Another wealthy person who agrees that freedom is the purest motivation is Kevin O’Leary, an investor, and star of the TV show Shark Tank. O’Leary himself has said “You don’t do it for money. It’s not about greed. It’s about personal freedom.” That’s the point of earning more money than you need. It affords you the option to do what you want when you want, where you want.

So if you’re motivated by money or are a self-described workaholic without an endgame in mind, take a step back and think carefully about why you do what you do. Is the stockpile of green under your mattress really important? No—it’s what it leads to. If you can live your life and fulfill your dreams independent of money, the power to you. And if you need money to get where you want to go, never lose sight of the bigger picture and end goal, lest you become unable to see the forest for the trees.

Alternatively, one might push forward in life in their pursuit to be the best at something. This is a laughable, albeit noble, pursuit. After all, there are over 7 billion people on the planet. Do you truly think you can be the best?

Even Michael Phelps, who has 28 Olympic medals for swimming, might not be the world’s best swimmer. Sure, he’s the best-documented swimmer, but how many millions of teens and young adults might be lurking out there, stuck in positions where they can’t prove they’re the best on an international stage? There’s undoubtedly a “better” swimmer out there.

Being Olympic-grade at anything is the ultimate best-case scenario. Odds are, most hyper-ambitious people will settle for being “the best,” e.g. the most financially successful or professionally competent, in their immediate social circles, workgroups, or family units. Maybe a few folks aim to be the best in their city at whatever it is they do, and fewer still aim for being the best in the country. A handful of folks even strive to be the best in the world. But none of that matters, because someone will always be better than you.

With this in mind, it might be healthier to reframe your ambitions. You don’t need to be the best in your office to score a promotion; you just need to be better than whoever’s likeliest to land the raise beside you.
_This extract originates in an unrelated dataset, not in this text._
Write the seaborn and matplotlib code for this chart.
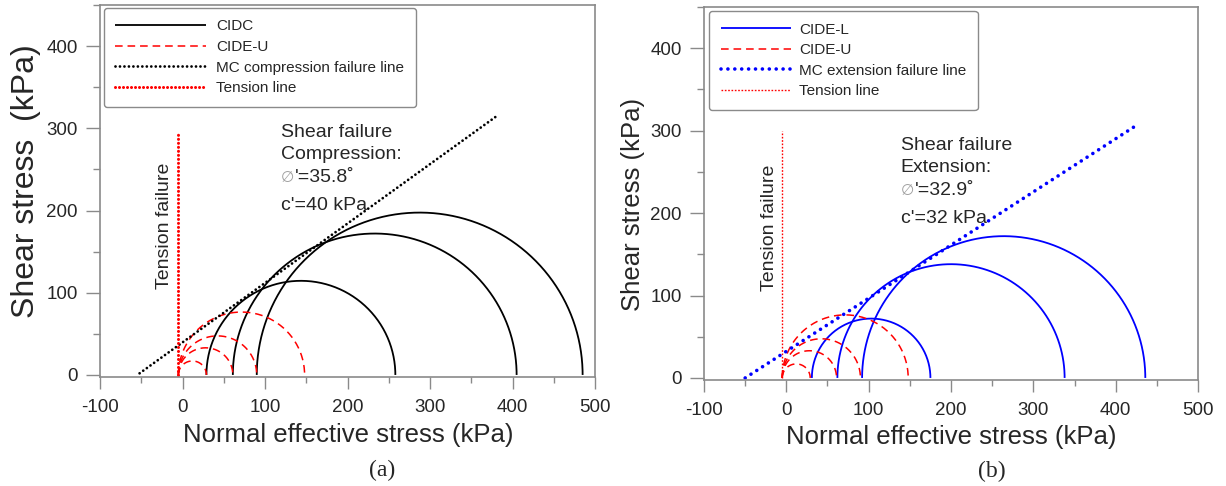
import numpy as np
import pandas as pd
import matplotlib
matplotlib.use("Agg")
import matplotlib.pyplot as plt
from matplotlib.ticker import MultipleLocator
import seaborn as sns

# ---------------- data ----------------
# Mohr circles given by (sigma3, sigma1) in kPa
cidc_s3 = [29, 61, 90]
cidc_s1 = [258, 405, 485]
cideu_s3 = [-5, -5, -5, -5]
cideu_s1 = [29, 61, 90, 148]
cidel_s3 = [31, 62, 92]
cidel_s1 = [175, 338, 436]

# failure lines (end points)
mc_comp_x = [-52, 381]
mc_comp_y = [2, 315]
mc_ext_x = [-50, 423]
mc_ext_y = [0, 305]
tension_a_x = [-5, -5]
tension_a_y = [0, 295]
tension_b_x = [-5, -5]
tension_b_y = [0, 300]

x_ticks = [-100, 0, 100, 200, 300, 400, 500]
y_ticks = [0, 100, 200, 300, 400]

# ---------------- style ----------------
sns.set_style("white")
plt.rcParams["font.family"] = ["Liberation Sans", "DejaVu Sans"]
plt.rcParams["lines.solid_capstyle"] = "butt"
plt.rcParams["axes.unicode_minus"] = False

SPINE = "#8a8a8a"
RED = "#ff0000"
BLUE = "#0000ff"


def circle_frame(s3, s1):
    rows = []
    for i, (a, b) in enumerate(zip(s3, s1)):
        c = (a + b) / 2.0
        r = (b - a) / 2.0
        th = np.linspace(np.pi, 0, 240)
        for t in th:
            rows.append((i, c + r * np.cos(t), r * np.sin(t)))
    return pd.DataFrame(rows, columns=["circle", "x", "y"])


def draw_circles(ax, s3, s1, color, label, **kw):
    df = circle_frame(s3, s1)
    first = True
    for i, g in df.groupby("circle"):
        sns.lineplot(data=g, x="x", y="y", sort=False, estimator=None,
                     color=color, ax=ax, label=label if first else None, **kw)
        first = False


def style_axes(ax, ylab, ylab_size, ylab_coords, xlab_coords):
    ax.set_xlim(-100, 500)
    ax.set_ylim(-2.5, 450)
    ax.set_xticks(x_ticks)
    ax.set_yticks(y_ticks)
    ax.xaxis.set_minor_locator(MultipleLocator(50))
    ax.yaxis.set_minor_locator(MultipleLocator(50))
    for s in ax.spines.values():
        s.set_color(SPINE)
        s.set_linewidth(1.2)
        s.set_visible(True)
    ax.tick_params(axis="x", which="major", direction="out", length=8.5,
                   width=1, color=SPINE, labelsize=13.5, pad=7, bottom=True)
    ax.tick_params(axis="x", which="minor", direction="out", length=4.5,
                   width=1, color=SPINE, bottom=True)
    ax.tick_params(axis="y", which="major", direction="out", length=10,
                   width=1, color=SPINE, labelsize=13.5, pad=6, left=True)
    ax.tick_params(axis="y", which="minor", direction="out", length=5,
                   width=1, color=SPINE, left=True)
    ax.set_xlabel("Normal effective stress (kPa)", fontsize=18.5)
    ax.set_ylabel(ylab, fontsize=ylab_size)
    ax.yaxis.set_label_coords(*ylab_coords)
    ax.xaxis.set_label_coords(*xlab_coords)


def style_legend(ax, anchor, handlelength, handletextpad):
    leg = ax.legend(loc="upper left", bbox_to_anchor=anchor,
                    borderaxespad=0, fontsize=11, handlelength=handlelength,
                    handletextpad=handletextpad, labelspacing=0.43,
                    borderpad=0.75, frameon=True, fancybox=True)
    leg.get_frame().set_edgecolor(SPINE)
    leg.get_frame().set_linewidth(1.0)
    leg.get_frame().set_alpha(1)
    return leg


fig = plt.figure(figsize=(12.26, 4.86), dpi=100)
axL = fig.add_axes([100 / 1226, 1 - 377 / 486, 495 / 1226, 372 / 486])
axR = fig.add_axes([704 / 1226, 1 - 380 / 486, 494 / 1226, 373 / 486])

# ---------------- left panel ----------------
draw_circles(axL, cidc_s3, cidc_s1, "black", "CIDC", linewidth=1.3)
draw_circles(axL, cideu_s3, cideu_s1, RED, "CIDE-U", linewidth=1.1,
             linestyle=(0, (5, 3.2)))
sns.lineplot(x=mc_comp_x, y=mc_comp_y, sort=False, estimator=None, ax=axL,
             color="black", linewidth=2.0, linestyle=(0, (0.01, 1.6)),
             dash_capstyle="round", label="MC compression failure line")
sns.lineplot(x=tension_a_x, y=tension_a_y, sort=False, estimator=None, ax=axL,
             color=RED, linewidth=2.2, linestyle=(0, (0.01, 1.3)),
             dash_capstyle="round", label="Tension line")
style_axes(axL, "Shear stress  (kPa)", 23, (-0.12, 0.527), (0.501, -0.124))

axL.text(-22, 182, "Tension failure", rotation=90, ha="center", va="center",
         fontsize=14)
axL.text(119, 289.5, "Shear failure", fontsize=14, va="baseline")
axL.text(119, 263, "Compression:", fontsize=14, va="baseline")
axL.text(119, 235, "\u2205", fontsize=11, va="baseline", color="#a0a0a0",
         family=["DejaVu Sans"])
axL.annotate("'=35.8\u02da", xy=(119, 235), xytext=(10.5, 0),
             textcoords="offset points", fontsize=14, va="baseline")
axL.text(119, 200.5, "c'=40 kPa", fontsize=14, va="baseline")

style_legend(axL, (0.008, 0.992), 5.9, 0.7)

# ---------------- right panel ----------------
draw_circles(axR, cidel_s3, cidel_s1, BLUE, "CIDE-L", linewidth=1.3)
draw_circles(axR, cideu_s3, cideu_s1, RED, "CIDE-U", linewidth=1.1,
             linestyle=(0, (5, 3.2)))
sns.lineplot(x=mc_ext_x, y=mc_ext_y, sort=False, estimator=None, ax=axR,
             color=BLUE, linewidth=2.6, linestyle=(0, (0.01, 1.9)),
             dash_capstyle="round", label="MC extension failure line")
sns.lineplot(x=tension_b_x, y=tension_b_y, sort=False, estimator=None, ax=axR,
             color=RED, linewidth=1.0, linestyle=(0, (1.2, 1.2)),
             label="Tension line")
style_axes(axR, "Shear stress (kPa)", 18.5, (-0.119, 0.47), (0.501, -0.121))

axR.text(-20, 182, "Tension failure", rotation=90, ha="center", va="center",
         fontsize=14)
axR.text(139, 276.7, "Shear failure", fontsize=14, va="baseline")
axR.text(139, 250.4, "Extension:", fontsize=14, va="baseline")
axR.text(139, 222, "\u2205", fontsize=11, va="baseline", color="#a0a0a0",
         family=["DejaVu Sans"])
axR.annotate("'=32.9\u02da", xy=(139, 222), xytext=(10.5, 0),
             textcoords="offset points", fontsize=14, va="baseline")
axR.text(139, 188, "c'=32 kPa", fontsize=14, va="baseline")

style_legend(axR, (0.011, 0.989), 4.6, 0.5)

# captions
fig.text(382 / 1226, 1 - 470 / 486, "(a)", ha="center", va="center",
         fontsize=17, family=["Liberation Serif", "DejaVu Serif"])
fig.text(992 / 1226, 1 - 471 / 486, "(b)", ha="center", va="center",
         fontsize=17, family=["Liberation Serif", "DejaVu Serif"])

fig.savefig("out.png", dpi=100)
Similarly, if there is no direct competitor—say you want to be a novelist and you’re not directly facing a singular opponent, but rather, the massive, multi-headed demon known as literary industry approval—then it’s not about being the best of them all, it’s simply about being the best you can be. Because, at some point, it might not matter how good you are—it still might not be enough. Especially when you work in subjective fields and everyone’s metric for “best” is arbitrary.

Don’t fight to be the best out there. Don’t drive yourself harder solely to earn dollar bills. Just be the best at accomplishing tangible goals you set for yourself, and remember that money is a tool, not an objective. With this, we arrive at our third and final topic related to motivation: passion.

Passion is the ultimate motivator, and arguably the best one. Unlike money or a pointless “best” title, passion is something that can fill you with a sense of fulfillment, contentment, and happiness all at the same time. If everyone in the world could do the things they care about and prioritize passion over logistical realities like paying bills and taking care of others’ problems, the world would be a much more vibrant place. Alas, reality isn’t kind enough to afford everyone a shot at pursuing their passion. Even so, having that inner drive is a sensation unlike any other.

Is it possible to be overly passionate? Yes. You can take the motivation derived from your love of something too far, to the point where you neglect other important aspects of your life—chiefly, your health, work, friends and family, and well-being. But if you can keep those areas in check, there really aren’t too many reasons not to go hard with your passions.

At its best, passion can help you eliminate distractions and roadblocks in your life that are holding you back, and help you focus on achieving the future you want for yourself. So make money, be the best at what you can, but never forget that having an intrinsic love for something is the king of the motivational hill. Play the game for the game’s own sake.